▶ EXERCISE: Your task is to repeat all of the data exactly while excluding the pictures.

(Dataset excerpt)
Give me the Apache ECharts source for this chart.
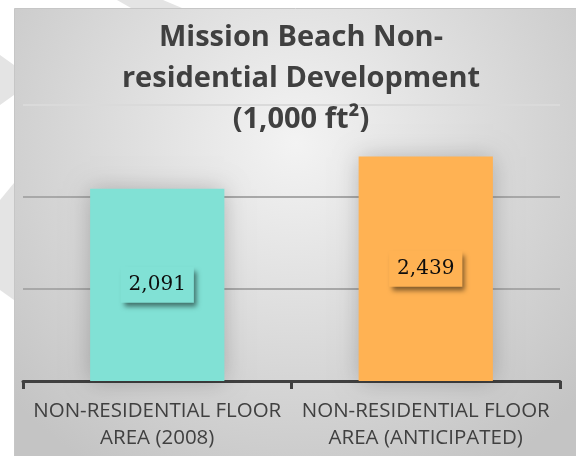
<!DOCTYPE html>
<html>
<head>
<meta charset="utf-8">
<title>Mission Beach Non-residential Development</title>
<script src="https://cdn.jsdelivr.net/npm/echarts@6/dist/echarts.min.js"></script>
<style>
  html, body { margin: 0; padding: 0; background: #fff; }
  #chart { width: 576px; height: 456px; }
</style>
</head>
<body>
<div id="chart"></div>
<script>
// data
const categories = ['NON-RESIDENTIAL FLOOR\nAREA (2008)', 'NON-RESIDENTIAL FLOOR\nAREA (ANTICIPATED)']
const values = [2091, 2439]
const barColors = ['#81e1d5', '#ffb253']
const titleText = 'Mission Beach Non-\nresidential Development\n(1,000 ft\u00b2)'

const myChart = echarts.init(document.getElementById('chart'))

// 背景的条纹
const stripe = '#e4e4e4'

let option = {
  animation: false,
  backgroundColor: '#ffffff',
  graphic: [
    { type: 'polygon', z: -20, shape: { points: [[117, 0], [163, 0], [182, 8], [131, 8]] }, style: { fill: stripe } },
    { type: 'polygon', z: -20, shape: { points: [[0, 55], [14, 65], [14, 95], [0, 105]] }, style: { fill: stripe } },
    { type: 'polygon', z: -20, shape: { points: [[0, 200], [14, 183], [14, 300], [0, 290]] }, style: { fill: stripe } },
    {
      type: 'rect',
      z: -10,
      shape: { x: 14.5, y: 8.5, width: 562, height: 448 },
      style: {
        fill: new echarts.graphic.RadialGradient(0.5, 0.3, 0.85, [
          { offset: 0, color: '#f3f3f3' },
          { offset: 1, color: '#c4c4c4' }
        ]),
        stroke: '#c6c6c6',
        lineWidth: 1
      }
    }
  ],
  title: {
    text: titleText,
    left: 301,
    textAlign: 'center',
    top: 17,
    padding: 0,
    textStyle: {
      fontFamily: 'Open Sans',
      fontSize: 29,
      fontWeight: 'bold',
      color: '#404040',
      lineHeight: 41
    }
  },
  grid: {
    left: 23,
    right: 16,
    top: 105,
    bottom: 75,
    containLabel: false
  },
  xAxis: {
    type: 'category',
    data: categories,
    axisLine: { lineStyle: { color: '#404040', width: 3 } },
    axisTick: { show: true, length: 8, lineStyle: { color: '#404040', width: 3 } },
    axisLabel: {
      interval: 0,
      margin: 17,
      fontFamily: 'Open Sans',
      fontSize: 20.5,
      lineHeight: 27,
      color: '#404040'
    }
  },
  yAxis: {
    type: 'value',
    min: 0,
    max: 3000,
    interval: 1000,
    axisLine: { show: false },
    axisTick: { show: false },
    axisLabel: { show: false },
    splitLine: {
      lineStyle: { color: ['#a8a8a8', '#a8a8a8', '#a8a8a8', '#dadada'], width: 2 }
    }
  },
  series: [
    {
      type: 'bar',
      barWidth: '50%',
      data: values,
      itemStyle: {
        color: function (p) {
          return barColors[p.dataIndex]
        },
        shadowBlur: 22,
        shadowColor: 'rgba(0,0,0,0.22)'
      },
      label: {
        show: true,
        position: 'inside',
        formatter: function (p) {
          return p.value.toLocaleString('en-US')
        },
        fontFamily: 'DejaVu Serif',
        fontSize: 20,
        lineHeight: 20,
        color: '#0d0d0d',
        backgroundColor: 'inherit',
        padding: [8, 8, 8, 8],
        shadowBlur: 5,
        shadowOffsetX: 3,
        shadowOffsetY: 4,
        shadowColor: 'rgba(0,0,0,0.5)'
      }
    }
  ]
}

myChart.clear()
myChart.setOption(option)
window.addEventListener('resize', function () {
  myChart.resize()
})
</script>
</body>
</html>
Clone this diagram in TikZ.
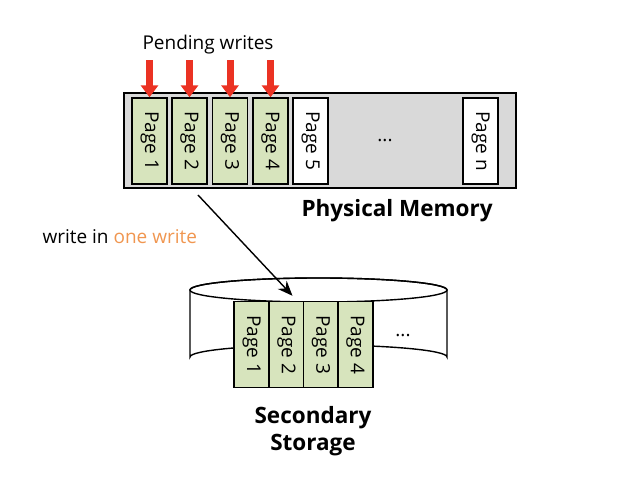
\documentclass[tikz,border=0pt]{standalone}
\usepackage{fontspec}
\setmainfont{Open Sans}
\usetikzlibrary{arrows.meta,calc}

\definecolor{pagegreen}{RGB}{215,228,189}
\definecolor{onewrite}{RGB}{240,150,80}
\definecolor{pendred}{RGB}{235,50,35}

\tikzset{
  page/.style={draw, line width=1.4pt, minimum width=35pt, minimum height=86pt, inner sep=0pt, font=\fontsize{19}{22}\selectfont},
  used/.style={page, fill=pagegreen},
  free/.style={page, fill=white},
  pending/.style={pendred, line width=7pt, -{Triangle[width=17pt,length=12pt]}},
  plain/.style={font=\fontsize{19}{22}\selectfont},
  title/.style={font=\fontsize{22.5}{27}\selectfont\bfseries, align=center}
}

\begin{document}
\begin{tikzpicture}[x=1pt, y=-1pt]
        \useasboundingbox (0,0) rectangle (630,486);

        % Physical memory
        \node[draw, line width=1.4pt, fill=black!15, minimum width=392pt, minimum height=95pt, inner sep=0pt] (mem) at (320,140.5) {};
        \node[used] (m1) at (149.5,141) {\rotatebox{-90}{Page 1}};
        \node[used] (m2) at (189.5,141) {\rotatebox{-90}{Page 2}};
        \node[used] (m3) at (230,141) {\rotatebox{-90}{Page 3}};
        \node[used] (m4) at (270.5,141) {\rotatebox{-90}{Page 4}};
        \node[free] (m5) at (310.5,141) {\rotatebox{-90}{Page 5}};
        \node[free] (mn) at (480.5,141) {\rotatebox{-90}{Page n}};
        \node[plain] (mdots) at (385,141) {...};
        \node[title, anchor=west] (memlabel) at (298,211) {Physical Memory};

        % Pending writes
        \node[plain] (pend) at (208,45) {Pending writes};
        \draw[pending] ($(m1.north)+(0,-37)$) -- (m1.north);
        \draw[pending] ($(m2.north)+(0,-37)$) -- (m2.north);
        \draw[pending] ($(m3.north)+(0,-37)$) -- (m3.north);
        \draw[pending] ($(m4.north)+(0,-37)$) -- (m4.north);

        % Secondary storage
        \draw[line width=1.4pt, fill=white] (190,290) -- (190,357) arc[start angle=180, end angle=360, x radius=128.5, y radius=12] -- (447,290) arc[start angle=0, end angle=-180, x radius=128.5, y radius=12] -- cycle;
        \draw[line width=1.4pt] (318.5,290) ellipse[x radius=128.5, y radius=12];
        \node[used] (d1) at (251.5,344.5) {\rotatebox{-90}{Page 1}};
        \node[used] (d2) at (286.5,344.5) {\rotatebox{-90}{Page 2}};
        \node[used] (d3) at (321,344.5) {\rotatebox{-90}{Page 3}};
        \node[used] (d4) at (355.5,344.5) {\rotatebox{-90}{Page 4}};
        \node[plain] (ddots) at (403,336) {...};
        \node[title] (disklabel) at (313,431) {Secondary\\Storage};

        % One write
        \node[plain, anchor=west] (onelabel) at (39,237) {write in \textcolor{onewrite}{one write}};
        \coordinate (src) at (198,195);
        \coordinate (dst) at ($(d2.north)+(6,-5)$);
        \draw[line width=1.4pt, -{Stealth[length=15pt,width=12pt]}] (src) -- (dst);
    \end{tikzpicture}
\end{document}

▶ WRITTEN RESPONSE:
Give me the Apache ECharts source for this chart.
<!DOCTYPE html>
<html>
<head>
<meta charset="utf-8">
<title>Mission Beach Non-residential Development</title>
<script src="https://cdn.jsdelivr.net/npm/echarts@6/dist/echarts.min.js"></script>
<style>
  html, body { margin: 0; padding: 0; background: #fff; }
  #chart { width: 576px; height: 456px; }
</style>
</head>
<body>
<div id="chart"></div>
<script>
// data
const categories = ['NON-RESIDENTIAL FLOOR\nAREA (2008)', 'NON-RESIDENTIAL FLOOR\nAREA (ANTICIPATED)']
const values = [2091, 2439]
const barColors = ['#81e1d5', '#ffb253']
const titleText = 'Mission Beach Non-\nresidential Development\n(1,000 ft\u00b2)'

const myChart = echarts.init(document.getElementById('chart'))

// 背景的条纹
const stripe = '#e4e4e4'

let option = {
  animation: false,
  backgroundColor: '#ffffff',
  graphic: [
    { type: 'polygon', z: -20, shape: { points: [[117, 0], [163, 0], [182, 8], [131, 8]] }, style: { fill: stripe } },
    { type: 'polygon', z: -20, shape: { points: [[0, 55], [14, 65], [14, 95], [0, 105]] }, style: { fill: stripe } },
    { type: 'polygon', z: -20, shape: { points: [[0, 200], [14, 183], [14, 300], [0, 290]] }, style: { fill: stripe } },
    {
      type: 'rect',
      z: -10,
      shape: { x: 14.5, y: 8.5, width: 562, height: 448 },
      style: {
        fill: new echarts.graphic.RadialGradient(0.5, 0.3, 0.85, [
          { offset: 0, color: '#f3f3f3' },
          { offset: 1, color: '#c4c4c4' }
        ]),
        stroke: '#c6c6c6',
        lineWidth: 1
      }
    }
  ],
  title: {
    text: titleText,
    left: 301,
    textAlign: 'center',
    top: 17,
    padding: 0,
    textStyle: {
      fontFamily: 'Open Sans',
      fontSize: 29,
      fontWeight: 'bold',
      color: '#404040',
      lineHeight: 41
    }
  },
  grid: {
    left: 23,
    right: 16,
    top: 105,
    bottom: 75,
    containLabel: false
  },
  xAxis: {
    type: 'category',
    data: categories,
    axisLine: { lineStyle: { color: '#404040', width: 3 } },
    axisTick: { show: true, length: 8, lineStyle: { color: '#404040', width: 3 } },
    axisLabel: {
      interval: 0,
      margin: 17,
      fontFamily: 'Open Sans',
      fontSize: 20.5,
      lineHeight: 27,
      color: '#404040'
    }
  },
  yAxis: {
    type: 'value',
    min: 0,
    max: 3000,
    interval: 1000,
    axisLine: { show: false },
    axisTick: { show: false },
    axisLabel: { show: false },
    splitLine: {
      lineStyle: { color: ['#a8a8a8', '#a8a8a8', '#a8a8a8', '#dadada'], width: 2 }
    }
  },
  series: [
    {
      type: 'bar',
      barWidth: '50%',
      data: values,
      itemStyle: {
        color: function (p) {
          return barColors[p.dataIndex]
        },
        shadowBlur: 22,
        shadowColor: 'rgba(0,0,0,0.22)'
      },
      label: {
        show: true,
        position: 'inside',
        formatter: function (p) {
          return p.value.toLocaleString('en-US')
        },
        fontFamily: 'DejaVu Serif',
        fontSize: 20,
        lineHeight: 20,
        color: '#0d0d0d',
        backgroundColor: 'inherit',
        padding: [8, 8, 8, 8],
        shadowBlur: 5,
        shadowOffsetX: 3,
        shadowOffsetY: 4,
        shadowColor: 'rgba(0,0,0,0.5)'
      }
    }
  ]
}

myChart.clear()
myChart.setOption(option)
window.addEventListener('resize', function () {
  myChart.resize()
})
</script>
</body>
</html>
Clone this diagram in TikZ.
\documentclass[tikz,border=0pt]{standalone}
\usepackage{fontspec}
\setmainfont{Open Sans}
\usetikzlibrary{arrows.meta,calc}

\definecolor{pagegreen}{RGB}{215,228,189}
\definecolor{onewrite}{RGB}{240,150,80}
\definecolor{pendred}{RGB}{235,50,35}

\tikzset{
  page/.style={draw, line width=1.4pt, minimum width=35pt, minimum height=86pt, inner sep=0pt, font=\fontsize{19}{22}\selectfont},
  used/.style={page, fill=pagegreen},
  free/.style={page, fill=white},
  pending/.style={pendred, line width=7pt, -{Triangle[width=17pt,length=12pt]}},
  plain/.style={font=\fontsize{19}{22}\selectfont},
  title/.style={font=\fontsize{22.5}{27}\selectfont\bfseries, align=center}
}

\begin{document}
\begin{tikzpicture}[x=1pt, y=-1pt]
        \useasboundingbox (0,0) rectangle (630,486);

        % Physical memory
        \node[draw, line width=1.4pt, fill=black!15, minimum width=392pt, minimum height=95pt, inner sep=0pt] (mem) at (320,140.5) {};
        \node[used] (m1) at (149.5,141) {\rotatebox{-90}{Page 1}};
        \node[used] (m2) at (189.5,141) {\rotatebox{-90}{Page 2}};
        \node[used] (m3) at (230,141) {\rotatebox{-90}{Page 3}};
        \node[used] (m4) at (270.5,141) {\rotatebox{-90}{Page 4}};
        \node[free] (m5) at (310.5,141) {\rotatebox{-90}{Page 5}};
        \node[free] (mn) at (480.5,141) {\rotatebox{-90}{Page n}};
        \node[plain] (mdots) at (385,141) {...};
        \node[title, anchor=west] (memlabel) at (298,211) {Physical Memory};

        % Pending writes
        \node[plain] (pend) at (208,45) {Pending writes};
        \draw[pending] ($(m1.north)+(0,-37)$) -- (m1.north);
        \draw[pending] ($(m2.north)+(0,-37)$) -- (m2.north);
        \draw[pending] ($(m3.north)+(0,-37)$) -- (m3.north);
        \draw[pending] ($(m4.north)+(0,-37)$) -- (m4.north);

        % Secondary storage
        \draw[line width=1.4pt, fill=white] (190,290) -- (190,357) arc[start angle=180, end angle=360, x radius=128.5, y radius=12] -- (447,290) arc[start angle=0, end angle=-180, x radius=128.5, y radius=12] -- cycle;
        \draw[line width=1.4pt] (318.5,290) ellipse[x radius=128.5, y radius=12];
        \node[used] (d1) at (251.5,344.5) {\rotatebox{-90}{Page 1}};
        \node[used] (d2) at (286.5,344.5) {\rotatebox{-90}{Page 2}};
        \node[used] (d3) at (321,344.5) {\rotatebox{-90}{Page 3}};
        \node[used] (d4) at (355.5,344.5) {\rotatebox{-90}{Page 4}};
        \node[plain] (ddots) at (403,336) {...};
        \node[title] (disklabel) at (313,431) {Secondary\\Storage};

        % One write
        \node[plain, anchor=west] (onelabel) at (39,237) {write in \textcolor{onewrite}{one write}};
        \coordinate (src) at (198,195);
        \coordinate (dst) at ($(d2.north)+(6,-5)$);
        \draw[line width=1.4pt, -{Stealth[length=15pt,width=12pt]}] (src) -- (dst);
    \end{tikzpicture}
\end{document}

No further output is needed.